During dark periods of our lives, often Christians will encourage us to "cast all our anxieties upon him", and to "be not afraid, because the Lord your God is with you". This is wonderful advice, and I believe in a God who hates to see us depressed or anxious or in pain, and who is indeed with us always. However, sometimes those things can seem just too hard to believe and live out. In the times that we're not strong enough to process that, my prayer is that we will be constantly reminded that there is nothing can separate us from His love.

Monday, 14 September 2015

In Praise of Social Media

I've seen loads of videos and articles lately, particularly from Christian sources, talking about the damage social media is causing to our society, and the "loneliness epidemic" that lies behind the "social" element of modern technology. Before I start getting into this, I want to say I pretty much wholeheartedly agree with what these kind of articles are saying. I recognise the problems behind social media and various forms of technology, and I've experienced the negative effects of them myself. I'm not here to defend social media of its bad press.

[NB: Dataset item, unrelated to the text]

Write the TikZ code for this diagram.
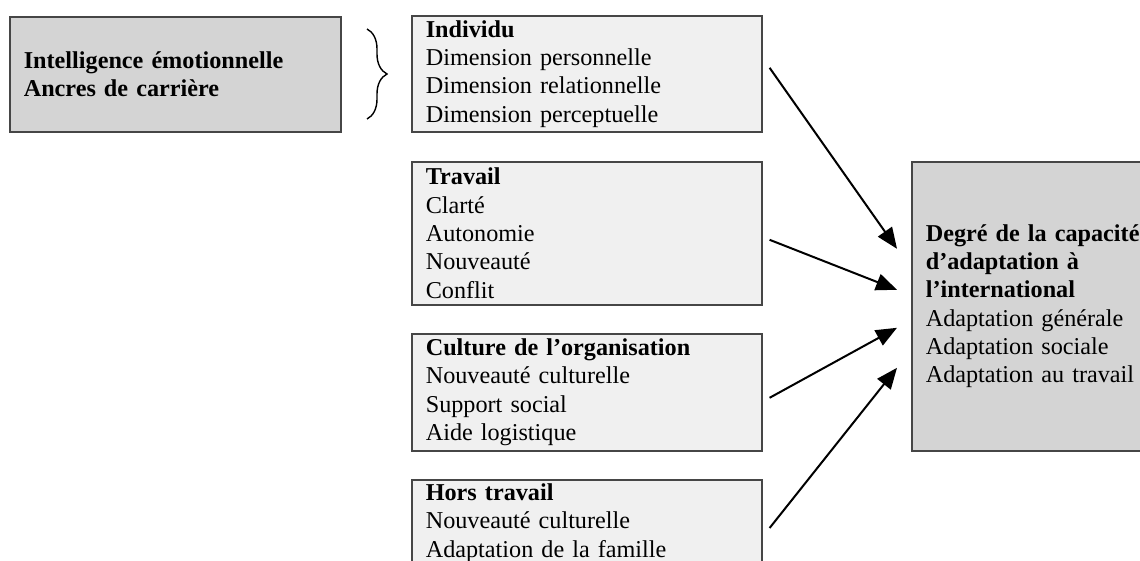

Checking my Timehop this afternoon, I found this tweet from two years ago:


Clearly this was a late-night musing (I've always said my best musings come to me between 11pm and 1am). I can't remember if there was a specific incident or interaction that inspired this thought, but two years later, it's really made me think about the impact social media has had on my life. As a young person, social media has been around for pretty much as long as I've been old enough to be using it, which makes it hard to see how it's shaped me over the years. I'll probably never know, but I can tell that it's definitely had a big impact. Twitter and YouTube in particular have been a huge source of encouragement and self-discovery for me. So much of my ministry as a teenage new Christian in a non-Christian household came from online podcasts (shout out once again to the Say That team), Christian lifestyle/advice videos (such as the ones Jeff & Alyssa make), online devotionals (e.g. Word4U2Day), and Christian radio stations.

I've made friends through social media - obviously it's always so important to do this in a safe way, but I was grateful to make a friend through Twitter after we connected through the #ssbioy (Soul Survivor Bible In One Year) hashtag who I encouraged and was encouraged by.

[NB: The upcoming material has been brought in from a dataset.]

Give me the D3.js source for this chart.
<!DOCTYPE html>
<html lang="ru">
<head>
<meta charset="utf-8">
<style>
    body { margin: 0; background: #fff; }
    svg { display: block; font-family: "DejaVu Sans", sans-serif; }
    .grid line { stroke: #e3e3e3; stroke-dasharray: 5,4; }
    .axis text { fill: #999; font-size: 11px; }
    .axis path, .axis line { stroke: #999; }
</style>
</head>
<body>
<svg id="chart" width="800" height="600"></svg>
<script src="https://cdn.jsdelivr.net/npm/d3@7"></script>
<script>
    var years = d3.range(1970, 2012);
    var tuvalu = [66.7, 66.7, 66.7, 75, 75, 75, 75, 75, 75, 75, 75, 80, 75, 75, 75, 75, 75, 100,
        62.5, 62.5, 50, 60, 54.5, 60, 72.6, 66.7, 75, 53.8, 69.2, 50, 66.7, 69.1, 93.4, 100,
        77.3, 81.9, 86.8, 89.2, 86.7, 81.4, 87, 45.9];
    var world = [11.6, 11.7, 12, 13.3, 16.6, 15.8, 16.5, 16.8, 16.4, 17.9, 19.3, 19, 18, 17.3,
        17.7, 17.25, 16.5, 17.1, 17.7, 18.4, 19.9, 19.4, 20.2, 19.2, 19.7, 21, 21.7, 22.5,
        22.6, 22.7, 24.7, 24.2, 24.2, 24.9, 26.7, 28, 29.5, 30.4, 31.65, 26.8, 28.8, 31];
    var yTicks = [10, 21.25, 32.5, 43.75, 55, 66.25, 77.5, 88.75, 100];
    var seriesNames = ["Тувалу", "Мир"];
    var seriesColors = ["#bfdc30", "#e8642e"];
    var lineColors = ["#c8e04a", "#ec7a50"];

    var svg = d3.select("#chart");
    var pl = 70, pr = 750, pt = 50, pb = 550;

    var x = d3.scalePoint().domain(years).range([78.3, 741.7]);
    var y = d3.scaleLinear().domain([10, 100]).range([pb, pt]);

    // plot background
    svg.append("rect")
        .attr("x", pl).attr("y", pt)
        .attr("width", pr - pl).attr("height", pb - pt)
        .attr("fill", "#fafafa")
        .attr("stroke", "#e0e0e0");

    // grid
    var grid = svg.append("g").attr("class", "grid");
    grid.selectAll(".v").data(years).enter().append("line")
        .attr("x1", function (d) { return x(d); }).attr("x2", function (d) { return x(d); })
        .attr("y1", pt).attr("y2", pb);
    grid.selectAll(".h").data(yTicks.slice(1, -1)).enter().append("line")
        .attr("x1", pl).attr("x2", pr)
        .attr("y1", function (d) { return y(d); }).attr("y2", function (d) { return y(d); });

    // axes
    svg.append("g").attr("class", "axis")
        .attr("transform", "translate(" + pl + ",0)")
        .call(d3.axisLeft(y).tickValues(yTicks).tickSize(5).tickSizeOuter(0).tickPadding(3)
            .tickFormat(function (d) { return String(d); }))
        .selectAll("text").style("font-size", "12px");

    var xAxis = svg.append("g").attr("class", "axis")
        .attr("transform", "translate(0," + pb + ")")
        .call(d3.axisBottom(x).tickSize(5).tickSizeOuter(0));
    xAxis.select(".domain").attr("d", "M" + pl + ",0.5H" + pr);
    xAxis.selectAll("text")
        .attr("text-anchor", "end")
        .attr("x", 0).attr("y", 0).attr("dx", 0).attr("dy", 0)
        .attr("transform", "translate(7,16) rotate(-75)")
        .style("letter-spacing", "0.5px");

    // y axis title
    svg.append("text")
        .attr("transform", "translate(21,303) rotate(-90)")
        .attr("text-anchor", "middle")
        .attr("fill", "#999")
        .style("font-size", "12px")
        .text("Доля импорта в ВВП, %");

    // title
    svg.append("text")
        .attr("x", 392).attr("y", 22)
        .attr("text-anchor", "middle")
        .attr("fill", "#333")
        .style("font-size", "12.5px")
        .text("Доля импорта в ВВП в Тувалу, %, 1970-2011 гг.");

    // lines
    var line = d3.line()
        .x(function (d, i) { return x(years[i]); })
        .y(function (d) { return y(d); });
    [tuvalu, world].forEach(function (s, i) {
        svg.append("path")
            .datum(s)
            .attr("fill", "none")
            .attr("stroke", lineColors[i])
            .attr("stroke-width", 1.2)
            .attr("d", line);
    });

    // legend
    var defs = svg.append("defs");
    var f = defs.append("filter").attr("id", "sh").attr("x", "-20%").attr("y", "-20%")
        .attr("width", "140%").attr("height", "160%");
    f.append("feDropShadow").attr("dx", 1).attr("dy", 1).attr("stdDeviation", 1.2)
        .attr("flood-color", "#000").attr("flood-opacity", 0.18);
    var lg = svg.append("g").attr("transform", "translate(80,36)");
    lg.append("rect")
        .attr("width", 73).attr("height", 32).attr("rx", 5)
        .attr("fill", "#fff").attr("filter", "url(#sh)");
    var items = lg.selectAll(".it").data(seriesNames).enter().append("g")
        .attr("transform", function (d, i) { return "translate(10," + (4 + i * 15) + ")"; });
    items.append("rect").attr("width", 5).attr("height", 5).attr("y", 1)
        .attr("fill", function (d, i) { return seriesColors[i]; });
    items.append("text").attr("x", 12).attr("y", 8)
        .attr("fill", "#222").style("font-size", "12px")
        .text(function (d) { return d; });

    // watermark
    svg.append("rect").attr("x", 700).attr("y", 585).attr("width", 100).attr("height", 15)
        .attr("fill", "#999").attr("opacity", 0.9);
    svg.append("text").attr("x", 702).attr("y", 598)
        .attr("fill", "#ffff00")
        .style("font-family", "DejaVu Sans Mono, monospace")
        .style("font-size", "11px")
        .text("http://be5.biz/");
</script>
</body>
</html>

Through Facebook in particular, I've been able to sustain relationships with people who have really blessed me over the years. I've received and given support to a friend who I got to know mostly through Facebook a year or two ago when we were simultaneously experiencing a similar tough situation. Moving to London, I could easily have lost contact with almost all of my college friends back home in Hampshire, but through Facebook I know a little bit about what they're up to, they know what I'm doing, and so we all stay a part of one another's lives. Additionally, my potential worries about moving to London and meeting a whole load of new people were much reduced from the friendly contact I had already had with many of them through a Facebook group.

I've been able to take part in debates, interacted with important people, and learn so much about the world I live in and my place in it. Social media, and Twitter in particular, has truly given me a voice. Through blogging and tweeting, I have a platform from which to speak and that is a valuable thing. In a democratic country where freedom of speech is our right, it's good and important that we are able to be heard. Again, I completely recognise that this privilege can be abused.

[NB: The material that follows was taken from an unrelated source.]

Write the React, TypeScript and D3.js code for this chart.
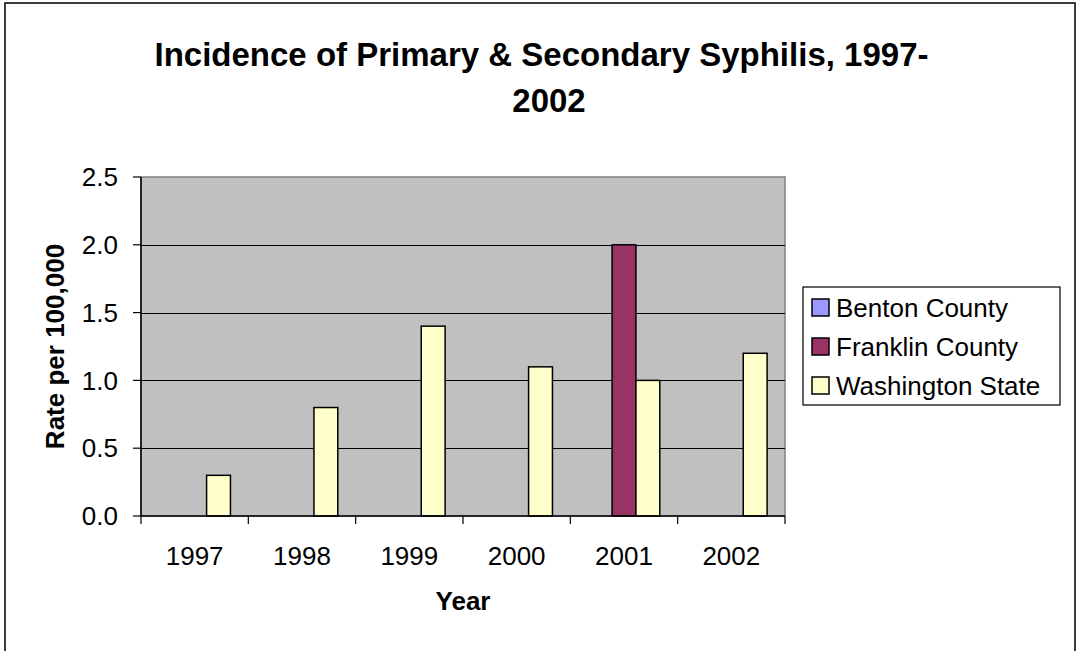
import { useEffect, useRef } from 'react';
import * as d3 from 'd3';

const years = ['1997', '1998', '1999', '2000', '2001', '2002'];
const seriesNames = ['Benton County', 'Franklin County', 'Washington State'];
const bentonCounty = [0, 0, 0, 0, 0, 0];
const franklinCounty = [0, 0, 0, 0, 2.0, 0];
const washingtonState = [0.3, 0.8, 1.4, 1.1, 1.0, 1.2];
const seriesColors = ['#9999FF', '#993366', '#FFFFCC'];
const yTicks = [0, 0.5, 1.0, 1.5, 2.0, 2.5];
const titleLines = ['Incidence of Primary & Secondary Syphilis, 1997-', '2002'];

const FONT = '"Liberation Sans", Arial, sans-serif';

export default function App() {
  const ref = useRef<HTMLDivElement>(null);
  useEffect(() => {
    const width = 1077;
    const height = 651;
    const plotLeft = 141;
    const plotRight = 785;
    const plotTop = 177;
    const plotBottom = 516;

    const seriesValues = [bentonCounty, franklinCounty, washingtonState];

    const x = d3.scaleBand<string>()
      .domain(years)
      .range([plotLeft, plotRight])
      .paddingInner(0)
      .paddingOuter(0);

    // 150% gap width: 3 bars + 1.5 bar of gap per category
    const barW = x.bandwidth() / 4.5;

    const y = d3.scaleLinear()
      .domain([0, 2.5])
      .range([plotBottom, plotTop]);

    const svg = d3.create('svg')
      .attr('width', width)
      .attr('height', height)
      .attr('viewBox', [0, 0, width, height])
      .attr('style', 'position:absolute;left:0;top:0;background:#fff')
      .attr('font-family', FONT);

    // chart area border
    svg.append('rect')
      .attr('x', 5)
      .attr('y', 3)
      .attr('width', 1070)
      .attr('height', 660)
      .attr('fill', '#fff')
      .attr('stroke', '#000')
      .attr('stroke-width', 1.5);

    // title
    svg.append('g')
      .attr('font-size', 33)
      .attr('font-weight', 'bold')
      .attr('text-anchor', 'middle')
      .selectAll('text')
      .data(titleLines)
      .join('text')
      .attr('x', (_, i) => (i === 0 ? 541.5 : 549))
      .attr('y', (_, i) => 66 + i * 46)
      .text((d) => d);

    // plot area
    svg.append('rect')
      .attr('x', plotLeft)
      .attr('y', plotTop)
      .attr('width', plotRight - plotLeft)
      .attr('height', plotBottom - plotTop)
      .attr('fill', '#C0C0C0')
      .attr('stroke', '#808080')
      .attr('stroke-width', 1.5);

    // gridlines
    svg.append('g')
      .selectAll('line')
      .data(yTicks.filter((t) => t > 0 && t < 2.5))
      .join('line')
      .attr('x1', plotLeft)
      .attr('x2', plotRight)
      .attr('y1', (d) => Math.round(y(d)) + 0.5)
      .attr('y2', (d) => Math.round(y(d)) + 0.5)
      .attr('stroke', '#000')
      .attr('stroke-width', 1);

    // bars
    seriesValues.forEach((vals, si) => {
      svg.append('g')
        .attr('fill', seriesColors[si])
        .attr('stroke', '#000')
        .attr('stroke-width', 1.5)
        .selectAll('rect')
        .data(vals.map((v, i) => ({ v, year: years[i] })).filter((d) => d.v > 0))
        .join('rect')
        .attr('x', (d) => x(d.year)! + barW * 0.75 + si * barW)
        .attr('width', barW)
        .attr('y', (d) => y(d.v))
        .attr('height', (d) => y(0) - y(d.v));
    });

    // y axis
    const yAxis = svg.append('g').attr('transform', `translate(${plotLeft},0)`);
    yAxis.append('line')
      .attr('y1', plotTop).attr('y2', plotBottom)
      .attr('stroke', '#000').attr('stroke-width', 1.5);
    const yt = yAxis.selectAll('g.tick')
      .data(yTicks)
      .join('g')
      .attr('class', 'tick')
      .attr('transform', (d) => `translate(0,${y(d)})`);
    yt.append('line').attr('x1', -8).attr('x2', 0).attr('stroke', '#000').attr('stroke-width', 1.2);
    yt.append('text')
      .attr('x', -23)
      .attr('dy', '0.35em')
      .attr('text-anchor', 'end')
      .attr('font-size', 26)
      .attr('fill', '#000')
      .text((d) => d3.format('.1f')(d));

    // x axis
    const xAxis = svg.append('g').attr('transform', `translate(0,${plotBottom})`);
    xAxis.append('line')
      .attr('x1', plotLeft).attr('x2', plotRight)
      .attr('stroke', '#000').attr('stroke-width', 1.5);
    xAxis.selectAll('line.tick')
      .data([...years.map((yr) => x(yr)!), plotRight])
      .join('line')
      .attr('class', 'tick')
      .attr('x1', (d) => d).attr('x2', (d) => d)
      .attr('y1', 0).attr('y2', 8)
      .attr('stroke', '#000').attr('stroke-width', 1.2);
    xAxis.selectAll('text')
      .data(years)
      .join('text')
      .attr('x', (d) => x(d)! + x.bandwidth() / 2)
      .attr('y', 49)
      .attr('text-anchor', 'middle')
      .attr('font-size', 26)
      .text((d) => d);

    // axis titles
    svg.append('text')
      .attr('x', (plotLeft + plotRight) / 2)
      .attr('y', 610)
      .attr('text-anchor', 'middle')
      .attr('font-size', 26)
      .attr('font-weight', 'bold')
      .text('Year');

    svg.append('text')
      .attr('transform', `translate(64,${(plotTop + plotBottom) / 2}) rotate(-90)`)
      .attr('text-anchor', 'middle')
      .attr('font-size', 26)
      .attr('font-weight', 'bold')
      .text('Rate per 100,000');

    // legend
    const legend = svg.append('g').attr('transform', 'translate(803,287)');
    legend.append('rect')
      .attr('width', 257)
      .attr('height', 118)
      .attr('fill', '#fff')
      .attr('stroke', '#000')
      .attr('stroke-width', 1.2);
    const items = legend.selectAll('g.item')
      .data(seriesNames)
      .join('g')
      .attr('class', 'item')
      .attr('transform', (_, i) => `translate(0,${12 + i * 39})`);
    items.append('rect')
      .attr('x', 9)
      .attr('width', 17)
      .attr('height', 17)
      .attr('fill', (_, i) => seriesColors[i])
      .attr('stroke', '#000')
      .attr('stroke-width', 1.5);
    items.append('text')
      .attr('x', 33)
      .attr('y', 18)
      .attr('font-size', 26)
      .text((d) => d);

    const node = svg.node()!;
    ref.current?.append(node);
    return () => {
      node.remove();
    };
  }, []);
  return <div ref={ref} />;
}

The social activist and feminist in me has pretty much been borne of social media, because I've become aware of the issues facing my society and this world, and helped me understand what I could do about it.

Regarding my recent desire to live a new, healthier, more ethical and eco-friendly life, social media communities have been the ones to teach me how I can go about it, and answered any questions I have.

I could go on.

People need people, and social media isn't always the way to access what we need from them, but just sometimes, it can be edifying, fun, educational and inspiring.